Ringing round that four with love are circles of grandparents, uncles, aunts, cousins and great-grandparents — even to her 90-year-old great-grandfather Leighton, who gives her second name.

Elsa Leigh has been born lucky in love, and in her life I’ll see each day the proof of what enough love, enough time and good times can do to nourish the great gifts we are born to. If I am lucky, I will live to see this Elsa redefine my standard of human potential.

For each of us in her adoring circle, Elsa keeps a different promise. For Lisa Edler, her mother, she brings ‘Elsa Ledler’ out of the nicknaming society of chanting girls into the flesh. For Alex, her father, she is his own Elsa, as he was Elsa’s own Alex. For Bill, she is the closest thing to a daughter. For John, she balances the scale of progeny: two sons and a grandson; two daughters and a granddaughter. For Marilyn and Howard, she mirrors for their daughter the matched set of their own family.

For herself and for each of us, Elsa has already satisfied her first challenge: How a second child coming so soon can make her own place in a family that seemed complete without her. For she has given each of us something we lacked but never dreamed to count as ours.

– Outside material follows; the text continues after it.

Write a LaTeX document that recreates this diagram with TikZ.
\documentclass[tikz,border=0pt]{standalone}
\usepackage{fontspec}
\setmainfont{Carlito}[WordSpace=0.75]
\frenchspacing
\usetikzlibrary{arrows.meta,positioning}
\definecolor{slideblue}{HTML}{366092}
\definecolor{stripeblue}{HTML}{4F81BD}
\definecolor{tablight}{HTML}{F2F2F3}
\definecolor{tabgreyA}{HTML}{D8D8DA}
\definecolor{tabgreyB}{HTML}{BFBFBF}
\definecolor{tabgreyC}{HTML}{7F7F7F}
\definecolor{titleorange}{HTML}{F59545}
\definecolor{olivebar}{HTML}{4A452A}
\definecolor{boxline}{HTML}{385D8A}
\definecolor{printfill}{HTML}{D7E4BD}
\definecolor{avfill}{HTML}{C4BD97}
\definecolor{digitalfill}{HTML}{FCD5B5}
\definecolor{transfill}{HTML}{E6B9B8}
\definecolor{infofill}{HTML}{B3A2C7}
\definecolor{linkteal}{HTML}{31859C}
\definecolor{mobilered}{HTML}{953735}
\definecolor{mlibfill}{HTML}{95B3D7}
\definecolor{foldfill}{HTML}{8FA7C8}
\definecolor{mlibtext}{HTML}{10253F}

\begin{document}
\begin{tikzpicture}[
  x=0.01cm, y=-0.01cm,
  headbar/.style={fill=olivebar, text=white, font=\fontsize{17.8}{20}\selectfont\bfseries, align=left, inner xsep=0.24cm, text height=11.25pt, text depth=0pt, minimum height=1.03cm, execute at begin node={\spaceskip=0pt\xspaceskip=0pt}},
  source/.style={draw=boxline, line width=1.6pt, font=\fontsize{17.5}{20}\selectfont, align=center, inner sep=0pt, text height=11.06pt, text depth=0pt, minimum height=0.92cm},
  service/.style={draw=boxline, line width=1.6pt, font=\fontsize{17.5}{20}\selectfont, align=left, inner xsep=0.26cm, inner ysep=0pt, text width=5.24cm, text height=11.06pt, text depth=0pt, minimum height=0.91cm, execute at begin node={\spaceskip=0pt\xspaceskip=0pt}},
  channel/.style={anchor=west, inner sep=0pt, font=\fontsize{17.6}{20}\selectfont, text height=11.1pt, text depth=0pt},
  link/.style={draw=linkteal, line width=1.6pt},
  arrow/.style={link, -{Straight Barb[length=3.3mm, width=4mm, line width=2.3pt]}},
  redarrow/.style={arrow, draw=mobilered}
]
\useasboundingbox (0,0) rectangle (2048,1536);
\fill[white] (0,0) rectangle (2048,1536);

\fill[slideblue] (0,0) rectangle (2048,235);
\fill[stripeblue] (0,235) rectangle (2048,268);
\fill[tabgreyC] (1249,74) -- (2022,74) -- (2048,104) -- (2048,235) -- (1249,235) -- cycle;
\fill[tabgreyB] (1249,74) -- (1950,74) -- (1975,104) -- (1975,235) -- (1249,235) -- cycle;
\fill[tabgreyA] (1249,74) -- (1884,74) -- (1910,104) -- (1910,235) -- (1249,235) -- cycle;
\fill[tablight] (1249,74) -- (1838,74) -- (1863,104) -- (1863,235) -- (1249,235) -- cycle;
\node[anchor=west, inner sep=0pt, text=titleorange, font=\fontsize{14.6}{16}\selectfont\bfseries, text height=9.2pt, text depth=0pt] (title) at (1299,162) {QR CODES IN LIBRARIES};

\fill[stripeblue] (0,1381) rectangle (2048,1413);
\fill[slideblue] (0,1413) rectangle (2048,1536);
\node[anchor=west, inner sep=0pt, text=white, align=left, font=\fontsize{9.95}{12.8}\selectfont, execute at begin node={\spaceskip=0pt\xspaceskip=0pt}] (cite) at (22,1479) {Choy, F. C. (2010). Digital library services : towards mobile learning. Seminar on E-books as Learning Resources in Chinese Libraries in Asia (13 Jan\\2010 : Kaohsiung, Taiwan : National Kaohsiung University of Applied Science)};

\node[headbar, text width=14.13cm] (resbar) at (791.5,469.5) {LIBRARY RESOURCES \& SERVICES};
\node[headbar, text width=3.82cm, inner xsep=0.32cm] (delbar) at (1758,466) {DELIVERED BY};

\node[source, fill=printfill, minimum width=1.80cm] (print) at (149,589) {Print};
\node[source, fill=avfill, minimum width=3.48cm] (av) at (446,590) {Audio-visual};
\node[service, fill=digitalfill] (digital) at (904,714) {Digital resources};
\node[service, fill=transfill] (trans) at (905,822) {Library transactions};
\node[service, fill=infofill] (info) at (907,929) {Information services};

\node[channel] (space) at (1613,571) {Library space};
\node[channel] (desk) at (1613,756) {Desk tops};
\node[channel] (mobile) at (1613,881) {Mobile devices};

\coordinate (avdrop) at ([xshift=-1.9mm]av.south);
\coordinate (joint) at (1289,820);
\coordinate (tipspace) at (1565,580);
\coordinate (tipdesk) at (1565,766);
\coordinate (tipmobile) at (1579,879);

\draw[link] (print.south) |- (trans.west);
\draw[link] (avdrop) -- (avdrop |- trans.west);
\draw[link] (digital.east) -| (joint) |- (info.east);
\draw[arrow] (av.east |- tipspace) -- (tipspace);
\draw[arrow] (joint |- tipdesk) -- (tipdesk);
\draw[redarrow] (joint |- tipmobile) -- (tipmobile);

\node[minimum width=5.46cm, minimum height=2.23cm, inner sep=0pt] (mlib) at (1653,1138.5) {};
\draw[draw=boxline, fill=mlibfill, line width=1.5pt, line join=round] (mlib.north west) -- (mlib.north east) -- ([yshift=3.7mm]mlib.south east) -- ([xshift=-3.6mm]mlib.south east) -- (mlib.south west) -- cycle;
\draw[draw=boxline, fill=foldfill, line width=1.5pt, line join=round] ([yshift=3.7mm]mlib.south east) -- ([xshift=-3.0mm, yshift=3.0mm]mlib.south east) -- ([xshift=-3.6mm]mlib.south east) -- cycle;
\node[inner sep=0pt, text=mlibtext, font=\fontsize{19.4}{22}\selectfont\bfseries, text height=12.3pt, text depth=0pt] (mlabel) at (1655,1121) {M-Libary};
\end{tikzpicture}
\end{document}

Some of us will call her Ellie. Some of us, blessed with an Uncle Elsworth, say they’ll call her Els or simply El.

I don’t know what I’ll call her. Elsa is a big name for a tiny baby, and everytime I hear it, I shiver. Whatever I call her, in naming their daughter her parents have given me the gift of hope. My hope is that one of us can complete another. Out of time, out of reason, out of touch — and without becoming less ourselves.

So I am enrolled in the sorority of double entendre, whose members hear one name and evoke two people. For Bridget, Tessa is not only daughter but a sister dead too soon. For April, James is not son but a young soldier dead in Vietnam. And for me: Elsa brackets my life.

We all hear echoes every time we hear our new love’s name.